In de stad was ik getuige van het oma-effect. Achteraf besefte ik dat het wellicht een universeel effect is, maar net zoals met veel zaken in het leven moet je ermee geconfronteerd worden om het klaar en duidelijk te zien.
We zaten in een koffiezaak waar ook verse soep op het menu stond. We zagen een dampende kom soep passeren. Het rook zoals de soepgeur die in mijn neus drong als ik vroeger over de grote kiezel met de fiets naar school reed. In heel wat huishoudens werd de soep ’s morgens vroeg al bereid. Je geraakte die soepgeur niet snel kwijt. Zeker tot het middag was.

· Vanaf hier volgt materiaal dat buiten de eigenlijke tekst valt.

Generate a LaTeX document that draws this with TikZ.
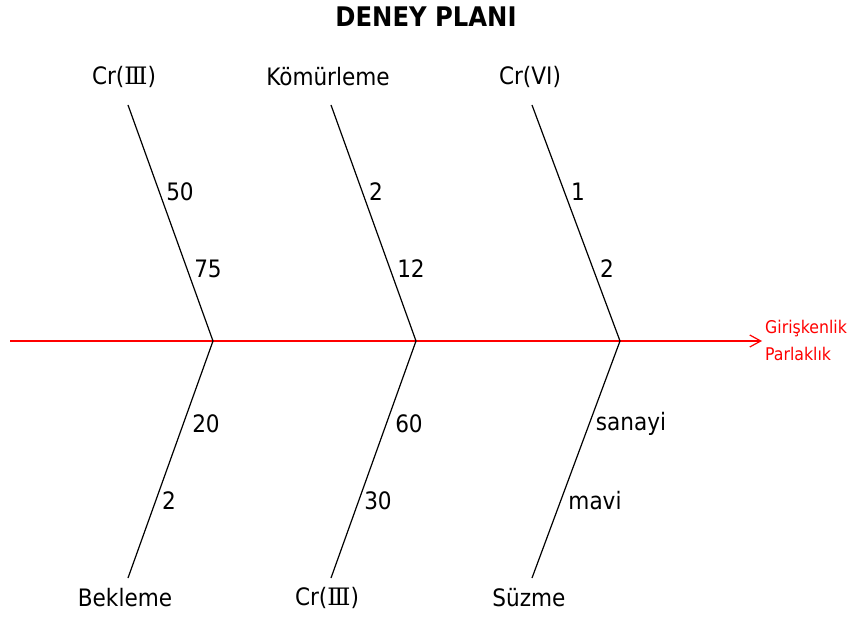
\documentclass[tikz,border=0pt]{standalone}
\usepackage{fontspec}
\setmainfont{DejaVu Sans Condensed}
\newfontfamily\romfont{DejaVu Serif}
\newcommand{\romIII}{{\romfont Ⅲ}}
\usetikzlibrary{arrows.meta}
\begin{document}
\begin{tikzpicture}[x=1pt,y=-1pt,
  lbl/.style={font=\fontsize{24}{28}\selectfont, inner sep=0pt, anchor=center},
  num/.style={font=\fontsize{24}{28}\selectfont, inner sep=0pt, anchor=center},
  bone/.style={draw=black, line width=1.2pt},
  spine/.style={draw=red, line width=1.2pt, -{Straight Barb[length=11pt,width=12pt]}},
  redlbl/.style={font=\fontsize{17.5}{20}\selectfont, text=red, inner sep=0pt, anchor=west}]
\useasboundingbox (0,0) rectangle (851,617);
\node[font=\fontsize{27}{32}\selectfont\bfseries, inner sep=0pt] (title) at (426,17) {DENEY PLANI};
% spine
\coordinate (s0) at (10,341);
\coordinate (s1) at (762,341);
\draw[spine] (s0) -- (s1);
\node[redlbl] (g1) at (765,329) {Girişkenlik};
\node[redlbl] (g2) at (765,354) {Parlaklık};
% joints
\coordinate (j1) at (213,341);
\coordinate (j2) at (416,341);
\coordinate (j3) at (620,341);
% top ends
\coordinate (t1) at (128,105);
\coordinate (t2) at (331,105);
\coordinate (t3) at (532,105);
% bottom ends
\coordinate (b1) at (128,578);
\coordinate (b2) at (331,578);
\coordinate (b3) at (532,578);
\draw[bone] (t1) -- (j1) -- (b1);
\draw[bone] (t2) -- (j2) -- (b2);
\draw[bone] (t3) -- (j3) -- (b3);
% category labels
\node[lbl] (c1) at (124,77) {Cr(\romIII)};
\node[lbl] (c2) at (328,77) {Kömürleme};
\node[lbl] (c3) at (530,77) {Cr(VI)};
\node[lbl] (c4) at (125,598) {Bekleme};
\node[lbl] (c5) at (327,598) {Cr(\romIII)};
\node[lbl] (c6) at (529,598) {Süzme};
% level labels
\node[num] (n1) at (180,192) {50};
\node[num] (n2) at (208,269) {75};
\node[num] (n3) at (376,192) {2};
\node[num] (n4) at (411,269) {12};
\node[num] (n5) at (578,192) {1};
\node[num] (n6) at (607,269) {2};
\node[num] (n7) at (206,424) {20};
\node[num] (n8) at (169,501) {2};
\node[num] (n9) at (409,424) {60};
\node[num] (n10) at (378,501) {30};
\node[num] (n11) at (631,424) {sanayi};
\node[num] (n12) at (595,501) {mavi};
\end{tikzpicture}
\end{document}
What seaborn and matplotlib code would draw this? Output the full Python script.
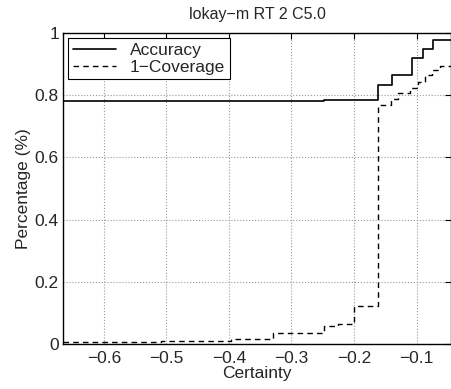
import numpy as np
import pandas as pd
import matplotlib
matplotlib.use('Agg')
import matplotlib.pyplot as plt
import seaborn as sns

# step curves
acc_x = [-0.665, -0.248, -0.162, -0.140, -0.108, -0.089, -0.073, -0.045]
acc_y = [0.781, 0.785, 0.833, 0.865, 0.920, 0.949, 0.977, 0.977]

cov_x = [-0.665, -0.509, -0.397, -0.330, -0.248, -0.225, -0.200, -0.162,
         -0.141, -0.130, -0.110, -0.098, -0.087, -0.076, -0.063, -0.045]
cov_y = [0.005, 0.010, 0.015, 0.035, 0.058, 0.065, 0.122, 0.768,
         0.788, 0.807, 0.823, 0.842, 0.865, 0.880, 0.894, 0.897]

x_ticks = [-0.6, -0.5, -0.4, -0.3, -0.2, -0.1]
y_ticks = [0, 0.2, 0.4, 0.6, 0.8, 1]

sns.set_style('white')
plt.rcParams['font.family'] = ['Liberation Sans', 'DejaVu Sans']
plt.rcParams['axes.unicode_minus'] = True

fig = plt.figure(figsize=(4.51, 3.89), dpi=100)
ax = fig.add_axes([0.14, 0.116, 0.86, 0.799])

acc = pd.DataFrame({'x': acc_x, 'y': acc_y})
cov = pd.DataFrame({'x': cov_x, 'y': cov_y})

sns.lineplot(data=acc, x='x', y='y', ax=ax, color='black', lw=1.2,
             drawstyle='steps-post', estimator=None, sort=False, label='Accuracy')
sns.lineplot(data=cov, x='x', y='y', ax=ax, color='black', lw=1.0,
             drawstyle='steps-post', estimator=None, sort=False,
             label='1\u2212Coverage')
ax.lines[1].set_linestyle((0, (4, 3)))

ax.set_xlim(-0.665, -0.045)
ax.set_ylim(0, 1)
ax.set_xticks(x_ticks)
ax.set_yticks(y_ticks)
ax.set_xticklabels(['\u2212%.1f' % abs(v) for v in x_ticks])
ax.set_yticklabels(['0', '0.2', '0.4', '0.6', '0.8', '1'])
ax.grid(True, ls=':', color='#999999', lw=0.8)
ax.tick_params(direction='in', length=4, top=True, right=True,
               labelsize=12.5, color='black', width=0.8)
ax.tick_params(axis='x', pad=5)
ax.tick_params(axis='y', pad=3)
for s in ax.spines.values():
    s.set_color('black')
    s.set_linewidth(1.0)

ax.set_xlabel('Certainty', fontsize=12.5, labelpad=0)
ax.set_ylabel('Percentage (%)', fontsize=12.5, labelpad=3)
ax.set_title('lokay\u2212m RT 2 C5.0', fontsize=11.5, pad=10)

leg = ax.legend(loc='upper left', fontsize=12.5, frameon=True, fancybox=False,
                edgecolor='black', framealpha=1, borderaxespad=0.3,
                handlelength=2.5, borderpad=0.25, labelspacing=0.1)
leg.get_frame().set_linewidth(0.8)

fig.savefig('out.png', dpi=100)
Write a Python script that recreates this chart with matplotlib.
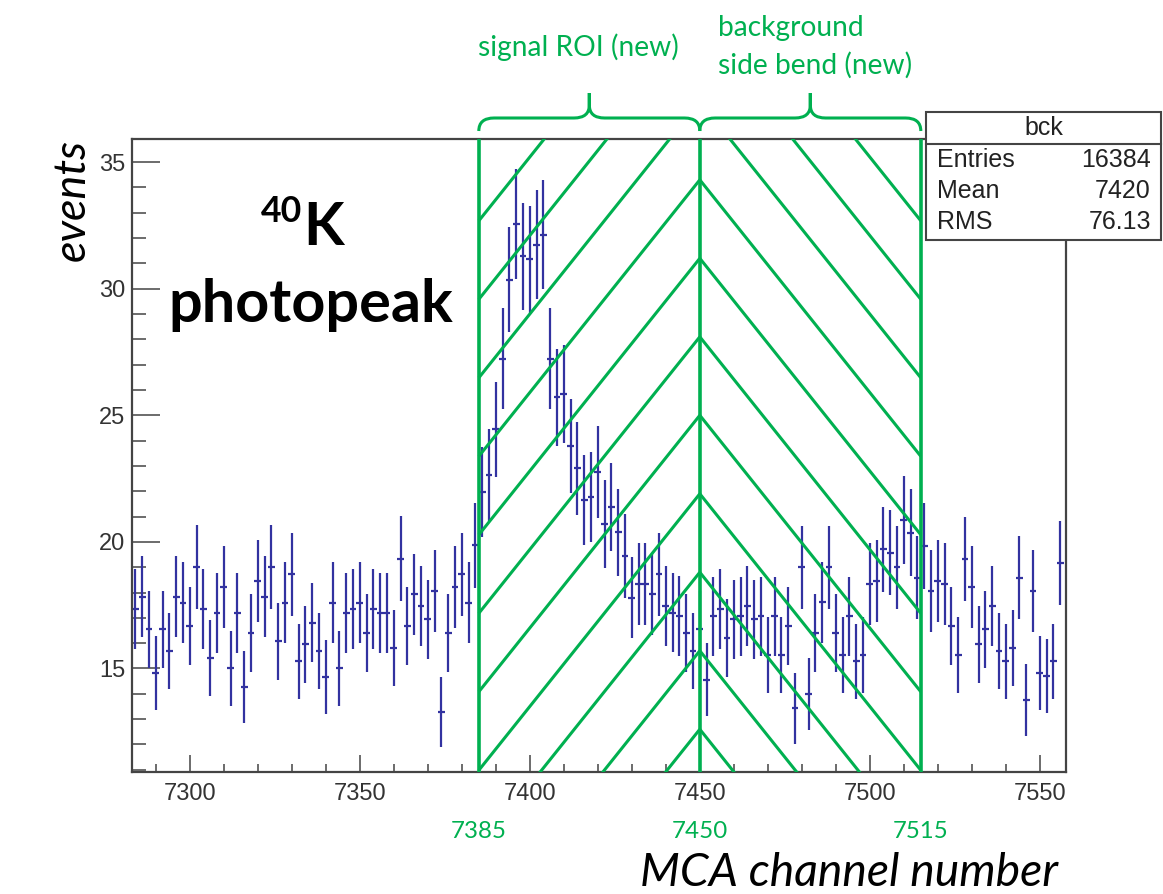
import numpy as np
import matplotlib
matplotlib.use("Agg")
import matplotlib.pyplot as plt
from matplotlib.path import Path
from matplotlib.patches import PathPatch, Rectangle
from matplotlib.lines import Line2D
from matplotlib.ticker import MultipleLocator, FixedLocator
import matplotlib.transforms as mtransforms

# ---------------- data ----------------
channel_start = 7284          # centre of first bin
bin_width = 2                 # channels per bin

counts = [
    17.34, 17.83, 16.54, 14.83, 16.54, 15.68, 17.83, 17.60, 16.68, 19.01,
    17.34, 15.42, 17.20, 18.22, 15.00, 17.20, 14.27, 16.42, 18.46, 17.83,
    19.01, 16.08, 17.60, 18.72, 15.29, 15.95, 16.80, 15.68, 14.67, 17.60,
    15.00, 17.20, 17.34, 17.60, 16.42, 17.34, 17.20, 17.20, 15.81, 19.34,
    16.68, 17.93, 17.47, 16.95, 18.06, 13.29, 16.42, 18.20, 18.72, 17.60,
    19.86,
    21.97, 22.63, 24.45, 27.24, 30.36, 32.55, 31.28, 31.16, 31.74, 32.14,
    27.24, 25.71, 25.84, 23.79, 22.90, 21.65, 21.78, 22.77, 20.70, 21.38,
    20.38, 19.45, 17.80, 18.33, 18.33, 17.93, 18.72, 17.47, 17.21, 17.08,
    16.42, 15.70,
    16.54, 14.56, 17.06, 17.33, 16.21, 16.95, 17.06, 17.46, 16.95, 17.06,
    15.55, 17.06, 15.55, 16.67, 13.42, 18.99, 14.01, 16.41, 17.61, 18.99,
    16.41, 15.55, 17.06, 15.29, 15.55, 18.33, 18.46, 19.71, 19.58, 18.99,
    20.86, 20.37, 18.59, 19.84,
    18.05, 18.45, 18.33, 16.67, 15.55, 19.32, 18.20, 15.95, 16.54, 17.46,
    15.68, 15.29, 15.81, 18.59, 13.75, 18.05, 14.83, 14.70, 15.29, 19.18,
]

errors = [
    1.58, 1.60, 1.54, 1.46, 1.54, 1.50, 1.60, 1.59, 1.55, 1.65,
    1.58, 1.49, 1.57, 1.62, 1.47, 1.57, 1.43, 1.54, 1.63, 1.60,
    1.65, 1.52, 1.59, 1.64, 1.48, 1.52, 1.56, 1.50, 1.45, 1.59,
    1.47, 1.57, 1.58, 1.59, 1.54, 1.58, 1.57, 1.57, 1.51, 1.67,
    1.55, 1.61, 1.59, 1.56, 1.61, 1.38, 1.54, 1.62, 1.64, 1.59,
    1.69,
    1.78, 1.81, 1.88, 1.98, 2.09, 2.17, 2.12, 2.12, 2.14, 2.15,
    1.98, 1.92, 1.93, 1.85, 1.82, 1.77, 1.77, 1.81, 1.73, 1.75,
    1.71, 1.67, 1.60, 1.62, 1.62, 1.61, 1.64, 1.59, 1.57, 1.57,
    1.54, 1.50,
    1.54, 1.45, 1.57, 1.58, 1.53, 1.56, 1.57, 1.59, 1.56, 1.57,
    1.50, 1.57, 1.50, 1.55, 1.39, 1.65, 1.42, 1.54, 1.59, 1.65,
    1.54, 1.50, 1.57, 1.48, 1.50, 1.62, 1.63, 1.68, 1.68, 1.65,
    1.73, 1.71, 1.64, 1.69,
    1.61, 1.63, 1.62, 1.55, 1.50, 1.67, 1.62, 1.52, 1.54, 1.59,
    1.50, 1.48, 1.51, 1.64, 1.41, 1.61, 1.46, 1.46, 1.48, 1.66,
]

roi_edges = [7385, 7450, 7515]
roi_labels = ["7385", "7450", "7515"]
xticks_major = [7300, 7350, 7400, 7450, 7500, 7550]
yticks_major = [15, 20, 25, 30, 35]

stats_title = "bck"
stats_names = ["Entries", "Mean", "RMS"]
stats_values = ["16384", "7420", "76.13"]

channels = channel_start + bin_width * np.arange(len(counts))

# ---------------- figure / layout ----------------
W, H = 1163, 894
fig = plt.figure(figsize=(W / 100, H / 100), dpi=100)
fig.patch.set_facecolor("white")


def fx(px):
    return px / W


def fy(py):
    return 1 - py / H


AX_L, AX_R, AX_T, AX_B = 132, 1066, 139.3, 772.3
ax = fig.add_axes([fx(AX_L), fy(AX_B), (AX_R - AX_L) / W, (AX_B - AX_T) / H])
ax.set_xlim(7283, 7557.7)
ax.set_ylim(10.9, 35.9)

GREEN = "#00b050"
BLUE = "#3232a0"
FRAME = "#444444"
TICKC = "#333333"

ax.errorbar(channels, counts, yerr=errors, xerr=bin_width / 2, fmt="none",
            ecolor=BLUE, elinewidth=1.6, capsize=0, zorder=2)

# frame & ticks (ROOT style)
for s in ax.spines.values():
    s.set_color(FRAME)
    s.set_linewidth(1.6)
ax.xaxis.set_major_locator(FixedLocator(xticks_major))
ax.xaxis.set_minor_locator(MultipleLocator(10))
ax.yaxis.set_major_locator(FixedLocator(yticks_major))
ax.yaxis.set_minor_locator(MultipleLocator(1))
ax.tick_params(axis="x", which="major", direction="in", length=12.5, width=1.1,
               color=FRAME, pad=8, labelsize=17, labelcolor=TICKC)
ax.tick_params(axis="x", which="minor", direction="in", length=6, width=1.1, color=FRAME)
ax.tick_params(axis="y", which="major", direction="in", length=20, width=1.1,
               color=FRAME, pad=5, labelsize=17, labelcolor=TICKC)
ax.tick_params(axis="y", which="minor", direction="in", length=10, width=1.1, color=FRAME)
for lab in ax.get_xticklabels() + ax.get_yticklabels():
    lab.set_fontfamily("Liberation Sans")

# ---------------- green hatched regions ----------------
hatch_apex_top = 43.6    # y of the highest chevron tip on the centre line
hatch_step = 3.1
hatch_slope = 0.168      # y-units per channel
half = roi_edges[1] - roi_edges[0]
for k in range(0, 14):
    apex = hatch_apex_top - k * hatch_step
    ax.plot([roi_edges[0], roi_edges[1]], [apex - hatch_slope * half, apex],
            color=GREEN, lw=2.2, zorder=3, solid_capstyle="butt")
    ax.plot([roi_edges[1], roi_edges[2]], [apex, apex - hatch_slope * half],
            color=GREEN, lw=2.2, zorder=3, solid_capstyle="butt")
for e in roi_edges:
    ax.axvline(e, color=GREEN, lw=2.6, zorder=4)

# ---------------- braces above the axes ----------------
blend = mtransforms.blended_transform_factory(ax.transData, ax.transAxes)
ax_h = AX_B - AX_T


def ay(py):
    return (AX_B - py) / ax_h


def brace(x0, x1, r=4.5):
    xm = 0.5 * (x0 + x1)
    ye, yh, yc = ay(131), ay(118), ay(93)
    dy = ay(105) - yh
    verts = [(x0, ye), (x0, yh), (x0 + r, yh), (xm - r, yh), (xm, yh), (xm, yh + dy),
             (xm, yc), (xm, yh + dy), (xm, yh), (xm + r, yh), (x1 - r, yh), (x1, yh), (x1, ye)]
    codes = [Path.MOVETO, Path.CURVE3, Path.CURVE3, Path.LINETO, Path.CURVE3, Path.CURVE3,
             Path.LINETO, Path.LINETO, Path.CURVE3, Path.CURVE3, Path.LINETO, Path.CURVE3, Path.CURVE3]
    p = PathPatch(Path(verts, codes), facecolor="none", edgecolor=GREEN, lw=2.2,
                  transform=blend, clip_on=False, zorder=5)
    ax.add_patch(p)


brace(roi_edges[0], roi_edges[1])
brace(roi_edges[1], roi_edges[2])

# ---------------- texts ----------------
renderer = fig.canvas.get_renderer()


def fit(t, target, vertical=False):
    bb = t.get_window_extent(renderer)
    w = bb.height if vertical else bb.width
    t.set_fontsize(t.get_fontsize() * target / w)
    return t.get_fontsize()


CAL = ["Lato", "DejaVu Sans"]

t_sig = fig.text(fx(578), fy(47), "signal ROI (new)", color=GREEN, family=CAL,
                 fontsize=18, ha="center", va="center")
fs_g = fit(t_sig, 200)
fig.text(fx(718), fy(28), "background", color=GREEN, family=CAL, fontsize=fs_g,
         ha="left", va="center")
fig.text(fx(718), fy(65), "side bend (new)", color=GREEN, family=CAL, fontsize=fs_g,
         ha="left", va="center")

for e, lab in zip(roi_edges, roi_labels):
    px = 700 + (e - 7450) * 3.4
    t = fig.text(fx(px), fy(831), lab, color=GREEN, family=CAL, fontsize=18,
                 ha="center", va="center")
    fit(t, 56)

t_ev = fig.text(fx(72), fy(200), "events", family=CAL, style="italic", fontsize=28,
                rotation=90, ha="center", va="center", color="black")
fit(t_ev, 122, vertical=True)

t_mca = fig.text(fx(640), fy(886), "MCA channel number", family=CAL, style="italic",
                 fontsize=30, ha="left", va="baseline", color="black")
fit(t_mca, 417)

t_ph = fig.text(fx(311), fy(322), "photopeak", family=CAL, weight="bold", fontsize=36,
                ha="center", va="baseline", color="black")
fs_ph = fit(t_ph, 284)
fig.text(fx(303), fy(245), "K", family=CAL, weight="bold", fontsize=fs_ph,
         ha="left", va="baseline", color="black")
fig.text(fx(302), fy(222), "40", family=CAL, weight="bold", fontsize=fs_ph * 0.6,
         ha="right", va="baseline", color="black")

# ---------------- stats box ----------------
BX0, BX1, BY0, BY1 = 926, 1161, 112, 240
box = Rectangle((fx(BX0), fy(BY1)), (BX1 - BX0) / W, (BY1 - BY0) / H,
                transform=fig.transFigure, facecolor="white", edgecolor=FRAME,
                lw=1.5, zorder=10)
fig.add_artist(box)
fig.add_artist(Line2D([fx(BX0), fx(BX1)], [fy(144), fy(144)], transform=fig.transFigure,
                      color=FRAME, lw=1.5, zorder=11))
SF = "Liberation Sans"
fig.text(fx((BX0 + BX1) / 2), fy(128), stats_title, family=SF, fontsize=18,
         ha="center", va="center", color="#222222", zorder=12)
for i, (n, v) in enumerate(zip(stats_names, stats_values)):
    yy = 160 + 31 * i
    fig.text(fx(937), fy(yy), n, family=SF, fontsize=18, ha="left", va="center",
             color="#222222", zorder=12)
    fig.text(fx(1151), fy(yy), v, family=SF, fontsize=18, ha="right", va="center",
             color="#222222", zorder=12)

fig.savefig("out.png", dpi=100)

Een jonge medewerker gaf hoorbaar onze bestelling door aan de keuken. "Oma, één wortel- en courgettesoep en één tomatensoep", zei hij. De soep die oma aan de medewerker gaf en daarna op onze tafel belandde smaakte voortreffelijk.
"Zeg maar aan je oma dat het heerlijk smaakt", zei ik. "Oké, maar dat is mijn oma niet", lachte de jongeman. "Het is de oma van de vorige uitbaatster, maar omdat haar soep zo in de smaak viel, hebben we haar gevraagd of ze een flexi-job wil doen. Ik werkte hier toen ook al. Ik zei net als de uitbaatster altijd 'oma' en ondertussen doet iedereen dat hier."
In de koffie- en soepzaak weten weinigen wellicht van haar naambestaan. Is het nu Julia, Maria of Irène? Niemand kan het zeggen, want het is voor iedereen 'oma'. Het lijkt me geen straf om als oma door het leven te gaan.
Maar wat is nu dat oma-effect? Volgens mij is het dit. Een naam, die heb je. Maar een oma, dat ben je. En als je dat naar ieders tevredenheid uitoefent mag je die aanspreking houden. En iedereen mag die gebruiken. Het lijkt me een gezonde overeenkomst.